Output the full listing below exactly as it reads, and skip anything that is a picture.

── Recorded information

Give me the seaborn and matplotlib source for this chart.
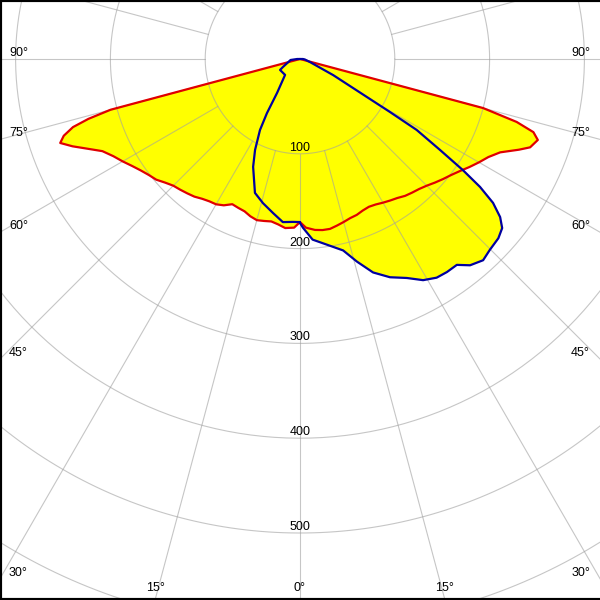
import numpy as np
import pandas as pd
import matplotlib
matplotlib.use("Agg")
import matplotlib.pyplot as plt
import seaborn as sns

# Light distribution curve, angles from nadir (deg), intensity (cd/klm)
# C0 / C180 plane (red)
c0_angles = [0, 2, 5, 7.5, 10, 12.5, 15, 17.5, 20, 22.5, 25, 27.5, 30, 32.5, 35, 37.5,
             40, 42.5, 45, 47.5, 50, 52.5, 55, 57.5, 60, 62.5, 65, 67.5, 69, 71.2,
             72.6, 73.8, 75, 76, 90]
c0_values = [172, 178, 181, 182, 182, 180, 178, 176, 175, 173, 172, 173, 175, 177, 179, 182,
             184, 186, 189, 193, 197, 201, 206, 212, 218, 224, 233, 250, 260, 265,
             258, 238, 200, 0, 0]
c180_angles = [0, 2, 5, 7.5, 10, 12.5, 15, 17.5, 20, 22.5, 25, 27.5, 30, 32.5, 35, 37.5,
               40, 42.5, 45, 47.5, 50, 52.5, 55, 57.5, 60, 62.5, 65, 67.5, 69, 70.7,
               72, 73.3, 74.2, 75, 76, 90]
c180_values = [172, 178, 179, 176, 174, 175, 176, 174, 171, 170, 169, 174, 177, 178, 180, 183,
               185, 187, 189, 193, 198, 201, 205, 210, 216, 222, 230, 246, 257, 268,
               262, 250, 232, 207, 0, 0]

# C90 / C270 plane (blue)
c90_angles = [0, 1, 4, 8.3, 12.7, 15.7, 18.9, 22.4, 26, 29.1, 32, 34.6, 37.3, 39.5, 42.3,
              44.8, 47.9, 50.1, 51.7, 53.3, 54.6, 55.7, 57, 58.7, 59.5, 60.4, 64.1, 73, 85, 90]
c90_values = [173, 178, 191, 198, 207, 222, 238, 249, 257, 267, 272, 273, 273, 282, 287,
              284, 282, 278, 269, 254, 233, 208, 176, 144, 110, 81, 39, 11, 5, 3]
c270_angles = [0, 2.5, 6, 9.9, 14.4, 18.6, 23.5, 26.3, 29.4, 31.4, 34.1, 43.2, 61.2, 64.8, 84, 90]
c270_values = [172, 172, 173, 165, 157, 149, 124, 107, 86, 67, 43, 23, 24, 20, 10, 3]

ring_values = [100, 200, 300, 400, 500, 600, 700]
ring_labels = ["100", "200", "300", "400", "500"]
angle_ticks = [0, 15, 30, 45, 60, 75, 90]

sns.set_theme(style="white")
plt.rcParams['font.family'] = ['Liberation Sans', 'DejaVu Sans']

PX = 0.948          # pixels per cd/klm
CX, CY = 300, 59    # diagram centre in pixels


def to_data(px, py):
    return (px - CX) / PX, (CY - py) / PX


def plane_xy(right_ang, right_val, left_ang, left_val):
    ra = np.radians(right_ang)
    la = np.radians(left_ang)
    rv = np.array(right_val, dtype=float)
    lv = np.array(left_val, dtype=float)
    x = np.concatenate([rv * np.sin(ra), (-lv * np.sin(la))[::-1]])
    y = np.concatenate([-rv * np.cos(ra), (-lv * np.cos(la))[::-1]])
    return pd.DataFrame({"x": x, "y": y})


fig = plt.figure(figsize=(6, 6), dpi=100)
ax = fig.add_axes([0, 0, 1, 1])
ax.set_xlim(-CX / PX, (600 - CX) / PX)
ax.set_ylim(-(600 - CY) / PX, CY / PX)

red = plane_xy(c0_angles, c0_values, c180_angles, c180_values)
blue = plane_xy(c90_angles, c90_values, c270_angles, c270_values)

ax.fill(red["x"], red["y"], color="#ffff00", zorder=1, lw=0)
ax.fill(blue["x"], blue["y"], color="#ffff00", zorder=1, lw=0)

# grid: rings and 15 degree rays starting at the first ring
t = np.linspace(0, 2 * np.pi, 400)
grid_kw = dict(color="#a0a0a0", alpha=0.6, lw=0.8, zorder=2)
for r in ring_values:
    ax.plot(r * np.cos(t), r * np.sin(t), **grid_kw)
for a in range(0, 360, 15):
    ar = np.radians(a)
    ax.plot([100 * np.sin(ar), 1000 * np.sin(ar)], [-100 * np.cos(ar), -1000 * np.cos(ar)], **grid_kw)

sns.lineplot(data=red, x="x", y="y", sort=False, estimator=None, color="#e00000", lw=1.6, ax=ax, zorder=3)
sns.lineplot(data=blue, x="x", y="y", sort=False, estimator=None, color="#0000a0", lw=1.6, ax=ax, zorder=4)

# ring labels
for r, lab in zip(ring_values, ring_labels):
    ax.text(0, -r + 6 / PX, lab, ha="center", va="center", fontsize=9, color="black", zorder=5)

# angle labels at the image border
for side in (-1, 1):
    for a in angle_ticks:
        if a == 0 and side == 1:
            continue
        dx = side * np.sin(np.radians(a))
        dy = np.cos(np.radians(a))
        tx = CX / abs(dx) if abs(dx) > 1e-9 else np.inf
        ty = (600 - CY) / dy if dy > 1e-9 else np.inf
        if tx < ty:
            py = CY + tx * dy - 6
            px = 9 if side < 0 else 590
            ha = "left" if side < 0 else "right"
        else:
            px = CX + ty * dx
            py = 588
            ha = "center"
        xd, yd = to_data(px, py)
        ax.text(xd, yd, f"{a}°", ha=ha, va="center", fontsize=9, color="black", zorder=5)

ax.set_xticks([])
ax.set_yticks([])
ax.set_xlabel("")
ax.set_ylabel("")
for name, sp in ax.spines.items():
    sp.set_visible(name != "right")
    sp.set_color("black")
    sp.set_linewidth(3)
if ax.get_legend():
    ax.get_legend().remove()

fig.savefig("out.png", dpi=100)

────

• **Solution to this problem**:
Give me the seaborn and matplotlib source for this chart.
import numpy as np
import pandas as pd
import matplotlib
matplotlib.use("Agg")
import matplotlib.pyplot as plt
import seaborn as sns

# Light distribution curve, angles from nadir (deg), intensity (cd/klm)
# C0 / C180 plane (red)
c0_angles = [0, 2, 5, 7.5, 10, 12.5, 15, 17.5, 20, 22.5, 25, 27.5, 30, 32.5, 35, 37.5,
             40, 42.5, 45, 47.5, 50, 52.5, 55, 57.5, 60, 62.5, 65, 67.5, 69, 71.2,
             72.6, 73.8, 75, 76, 90]
c0_values = [172, 178, 181, 182, 182, 180, 178, 176, 175, 173, 172, 173, 175, 177, 179, 182,
             184, 186, 189, 193, 197, 201, 206, 212, 218, 224, 233, 250, 260, 265,
             258, 238, 200, 0, 0]
c180_angles = [0, 2, 5, 7.5, 10, 12.5, 15, 17.5, 20, 22.5, 25, 27.5, 30, 32.5, 35, 37.5,
               40, 42.5, 45, 47.5, 50, 52.5, 55, 57.5, 60, 62.5, 65, 67.5, 69, 70.7,
               72, 73.3, 74.2, 75, 76, 90]
c180_values = [172, 178, 179, 176, 174, 175, 176, 174, 171, 170, 169, 174, 177, 178, 180, 183,
               185, 187, 189, 193, 198, 201, 205, 210, 216, 222, 230, 246, 257, 268,
               262, 250, 232, 207, 0, 0]

# C90 / C270 plane (blue)
c90_angles = [0, 1, 4, 8.3, 12.7, 15.7, 18.9, 22.4, 26, 29.1, 32, 34.6, 37.3, 39.5, 42.3,
              44.8, 47.9, 50.1, 51.7, 53.3, 54.6, 55.7, 57, 58.7, 59.5, 60.4, 64.1, 73, 85, 90]
c90_values = [173, 178, 191, 198, 207, 222, 238, 249, 257, 267, 272, 273, 273, 282, 287,
              284, 282, 278, 269, 254, 233, 208, 176, 144, 110, 81, 39, 11, 5, 3]
c270_angles = [0, 2.5, 6, 9.9, 14.4, 18.6, 23.5, 26.3, 29.4, 31.4, 34.1, 43.2, 61.2, 64.8, 84, 90]
c270_values = [172, 172, 173, 165, 157, 149, 124, 107, 86, 67, 43, 23, 24, 20, 10, 3]

ring_values = [100, 200, 300, 400, 500, 600, 700]
ring_labels = ["100", "200", "300", "400", "500"]
angle_ticks = [0, 15, 30, 45, 60, 75, 90]

sns.set_theme(style="white")
plt.rcParams['font.family'] = ['Liberation Sans', 'DejaVu Sans']

PX = 0.948          # pixels per cd/klm
CX, CY = 300, 59    # diagram centre in pixels


def to_data(px, py):
    return (px - CX) / PX, (CY - py) / PX


def plane_xy(right_ang, right_val, left_ang, left_val):
    ra = np.radians(right_ang)
    la = np.radians(left_ang)
    rv = np.array(right_val, dtype=float)
    lv = np.array(left_val, dtype=float)
    x = np.concatenate([rv * np.sin(ra), (-lv * np.sin(la))[::-1]])
    y = np.concatenate([-rv * np.cos(ra), (-lv * np.cos(la))[::-1]])
    return pd.DataFrame({"x": x, "y": y})


fig = plt.figure(figsize=(6, 6), dpi=100)
ax = fig.add_axes([0, 0, 1, 1])
ax.set_xlim(-CX / PX, (600 - CX) / PX)
ax.set_ylim(-(600 - CY) / PX, CY / PX)

red = plane_xy(c0_angles, c0_values, c180_angles, c180_values)
blue = plane_xy(c90_angles, c90_values, c270_angles, c270_values)

ax.fill(red["x"], red["y"], color="#ffff00", zorder=1, lw=0)
ax.fill(blue["x"], blue["y"], color="#ffff00", zorder=1, lw=0)

# grid: rings and 15 degree rays starting at the first ring
t = np.linspace(0, 2 * np.pi, 400)
grid_kw = dict(color="#a0a0a0", alpha=0.6, lw=0.8, zorder=2)
for r in ring_values:
    ax.plot(r * np.cos(t), r * np.sin(t), **grid_kw)
for a in range(0, 360, 15):
    ar = np.radians(a)
    ax.plot([100 * np.sin(ar), 1000 * np.sin(ar)], [-100 * np.cos(ar), -1000 * np.cos(ar)], **grid_kw)

sns.lineplot(data=red, x="x", y="y", sort=False, estimator=None, color="#e00000", lw=1.6, ax=ax, zorder=3)
sns.lineplot(data=blue, x="x", y="y", sort=False, estimator=None, color="#0000a0", lw=1.6, ax=ax, zorder=4)

# ring labels
for r, lab in zip(ring_values, ring_labels):
    ax.text(0, -r + 6 / PX, lab, ha="center", va="center", fontsize=9, color="black", zorder=5)

# angle labels at the image border
for side in (-1, 1):
    for a in angle_ticks:
        if a == 0 and side == 1:
            continue
        dx = side * np.sin(np.radians(a))
        dy = np.cos(np.radians(a))
        tx = CX / abs(dx) if abs(dx) > 1e-9 else np.inf
        ty = (600 - CY) / dy if dy > 1e-9 else np.inf
        if tx < ty:
            py = CY + tx * dy - 6
            px = 9 if side < 0 else 590
            ha = "left" if side < 0 else "right"
        else:
            px = CX + ty * dx
            py = 588
            ha = "center"
        xd, yd = to_data(px, py)
        ax.text(xd, yd, f"{a}°", ha=ha, va="center", fontsize=9, color="black", zorder=5)

ax.set_xticks([])
ax.set_yticks([])
ax.set_xlabel("")
ax.set_ylabel("")
for name, sp in ax.spines.items():
    sp.set_visible(name != "right")
    sp.set_color("black")
    sp.set_linewidth(3)
if ax.get_legend():
    ax.get_legend().remove()

fig.savefig("out.png", dpi=100)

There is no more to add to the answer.